=== Data section ===
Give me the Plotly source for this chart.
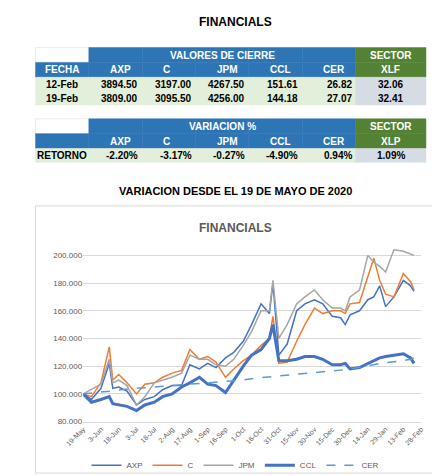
import plotly.graph_objects as go

# ---- table data
cols = ["AXP", "C", "JPM", "CCL", "CER"]
fechas = ["12-Feb", "19-Feb"]
cierre = [["3894.50", "3197.00", "4267.50", "151.61", "26.82"],
          ["3809.00", "3095.50", "4256.00", "144.18", "27.07"]]
xlf = ["32.06", "32.41"]
variacion = ["-2.20%", "-3.17%", "-0.27%", "-4.90%", "0.94%"]
xlp = "1.09%"

# ---- chart data
dates = ["2020-05-19", "2020-05-26", "2020-06-03", "2020-06-10", "2020-06-13", "2020-06-18",
         "2020-06-25", "2020-07-03", "2020-07-10", "2020-07-18", "2020-07-25", "2020-08-02",
         "2020-08-10", "2020-08-17", "2020-08-25", "2020-09-01", "2020-09-08", "2020-09-16",
         "2020-09-23", "2020-10-01", "2020-10-08", "2020-10-16", "2020-10-23", "2020-10-26",
         "2020-10-31", "2020-11-07", "2020-11-15", "2020-11-22", "2020-11-30", "2020-12-07",
         "2020-12-15", "2020-12-22", "2020-12-26", "2020-12-30", "2021-01-07", "2021-01-14",
         "2021-01-19", "2021-01-24", "2021-01-29", "2021-02-05", "2021-02-13", "2021-02-19",
         "2021-02-22"]
axp = [100, 96, 104, 122, 104, 105, 102, 92, 96, 98, 103, 106, 106, 121, 118, 122, 119, 126,
       130, 138, 150, 165, 158, 180, 128, 136, 160, 165, 168, 165, 156, 155, 150, 157, 160, 168,
       170, 178, 163, 170, 182, 178, 174]
c = [100, 98, 108, 134, 110, 114, 108, 100, 107, 108, 112, 115, 117, 132, 125, 127, 123, 112,
     118, 124, 128, 135, 140, 156, 122, 123, 138, 150, 162, 158, 160, 160, 158, 165, 166, 185,
     198, 182, 172, 170, 187, 181, 175]
jpm = [100, 103, 107, 125, 108, 110, 106, 92, 98, 108, 110, 112, 115, 128, 125, 125, 121, 120,
       125, 135, 145, 160, 160, 182, 140, 150, 165, 170, 175, 168, 162, 162, 160, 170, 175, 200,
       195, 192, 188, 204, 203, 201, 200]
ccl = [100, 94, 96, 98, 93, 92, 91, 88, 92, 94, 98, 100, 105, 108, 112, 107, 106, 101, 110, 120,
       128, 132, 140, 150, 124, 124, 125, 127, 127, 125, 121, 121, 122, 118, 119, 122, 124, 126,
       127, 128, 129, 126, 122]
cer = [100, 100.5, 101.5, 102, 102.5, 103, 103.5, 104, 104.5, 105, 105.5, 106, 106.5, 107,
       107.5, 108, 108.5, 109, 109.5, 110, 111, 111.5, 112, 112.5, 113, 113.5, 114, 115, 115.5,
       116, 116.5, 117, 117.5, 118, 119, 120, 121, 122, 122.5, 123, 124, 125, 126]

W, H = 440, 476
BLUE, GREEN, LGREEN, GRAY = "#2E75B6", "#548235", "#E2EFDA", "#D6DCE4"
FONT = "Liberation Sans"

def px(x):
    return x / W

def py(y):
    return 1 - y / H

shapes = []
annotations = []

def cell(x0, x1, y0, y1, fill, line="#D9D9D9"):
    shapes.append(dict(type="rect", xref="paper", yref="paper", x0=px(x0), x1=px(x1),
                       y0=py(y1), y1=py(y0), fillcolor=fill, line=dict(color=line, width=0.5),
                       layer="below"))

def text(x, y, s, color="black", anchor="center", size=10, bold=True):
    annotations.append(dict(xref="paper", yref="paper", x=px(x), y=py(y), text=f"<b>{s}</b>" if bold else s,
                            showarrow=False, xanchor=anchor, yanchor="middle",
                            font=dict(family=FONT, size=size, color=color)))

edges = [10, 66, 122, 178, 234, 290, 346, 420]

def header(y0):
    r0, r1 = (y0, y0 + 15), (y0 + 15, y0 + 30)
    cell(edges[0], edges[1], *r0, "white")
    for i in range(1, 6):
        cell(edges[i], edges[i + 1], *r0, BLUE, BLUE)
    for i in range(0, 6):
        cell(edges[i], edges[i + 1], *r1, BLUE, BLUE)
    cell(edges[6], edges[7], *r0, GREEN, GREEN)
    cell(edges[6], edges[7], *r1, GREEN, GREEN)
    for i, name in enumerate(cols):
        text(edges[i + 1] + 20, (r1[0] + r1[1]) / 2, name, "white", "left")
    text((edges[6] + edges[7]) / 2, (r0[0] + r0[1]) / 2, "SECTOR", "white")

text(220, 14, "FINANCIALS", size=12)

# table 1
header(40)
text((edges[1] + edges[6]) / 2, 47.5, "VALORES DE CIERRE", "white")
text((edges[0] + edges[1]) / 2, 62.5, "FECHA", "white")
text((edges[6] + edges[7]) / 2, 62.5, "XLF", "white")
for r, f in enumerate(fechas):
    y0 = 70 + r * 14
    for i in range(6):
        cell(edges[i], edges[i + 1], y0, y0 + 14, LGREEN, LGREEN)
    cell(edges[6], edges[7], y0, y0 + 14, GRAY, GRAY)
    text((edges[0] + edges[1]) / 2, y0 + 7, f)
    for i, v in enumerate(cierre[r]):
        text(edges[i + 2] - 2, y0 + 7, v, anchor="right")
    text((edges[6] + edges[7]) / 2, y0 + 7, xlf[r])

# table 2
header(112)
text((edges[1] + edges[6]) / 2, 119.5, "VARIACION %", "white")
text((edges[6] + edges[7]) / 2, 134.5, "XLP", "white")
for i in range(6):
    cell(edges[i], edges[i + 1], 142, 156, LGREEN, LGREEN)
cell(edges[6], edges[7], 142, 156, GRAY, GRAY)
text((edges[0] + edges[1]) / 2, 149, "RETORNO")
for i, v in enumerate(variacion):
    text(edges[i + 2] - 2, 149, v, anchor="right")
text((edges[6] + edges[7]) / 2, 149, xlp)

text(220, 185, "VARIACION DESDE EL 19 DE MAYO DE 2020", size=11)

# chart frame
shapes.append(dict(type="rect", xref="paper", yref="paper", x0=px(10), x1=px(430),
                   y0=py(470), y1=py(200), line=dict(color="#D9D9D9", width=1), layer="below"))
text(220, 222, "FINANCIALS", color="#595959", size=12)

fig = go.Figure()
fig.add_trace(go.Scatter(x=dates, y=axp, name="AXP", mode="lines", line=dict(color="#4472C4", width=1.5)))
fig.add_trace(go.Scatter(x=dates, y=c, name="C", mode="lines", line=dict(color="#ED7D31", width=1.5)))
fig.add_trace(go.Scatter(x=dates, y=jpm, name="JPM", mode="lines", line=dict(color="#A5A5A5", width=1.5)))
fig.add_trace(go.Scatter(x=dates, y=ccl, name="CCL", mode="lines", line=dict(color="#4472C4", width=3)))
fig.add_trace(go.Scatter(x=dates, y=cer, name="CER", mode="lines",
                         line=dict(color="#5B9BD5", width=1.5, dash="dash")))

fig.update_layout(
    width=W, height=H, margin=dict(l=0, r=0, t=0, b=0),
    paper_bgcolor="white", plot_bgcolor="white",
    font=dict(family=FONT, size=8, color="#595959"),
    shapes=shapes, annotations=annotations,
    xaxis=dict(domain=[px(60), px(415)], type="date", range=["2020-05-19", "2021-02-28"],
               tick0="2020-05-19", dtick=15 * 86400000, tickformat="%-d-%b", tickangle=-45,
               showgrid=False, showline=True, linecolor="#D9D9D9", ticks="", tickfont=dict(size=7)),
    yaxis=dict(domain=[py(418), py(243)], range=[80, 205], dtick=20, tickformat=".3f",
               gridcolor="#D9D9D9", zeroline=False, ticks="", tickfont=dict(size=8)),
    legend=dict(orientation="h", x=0.5, xanchor="center", y=py(462), yanchor="middle",
                font=dict(size=8), bgcolor="rgba(0,0,0,0)"),
)
fig.write_html("out.html")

=== Your objective ===
Without the pictures, return the listing above from its first line through the line that has "import plotly.graph_objects as go".

=== Full response ===
Give me the Plotly source for this chart.
import plotly.graph_objects as go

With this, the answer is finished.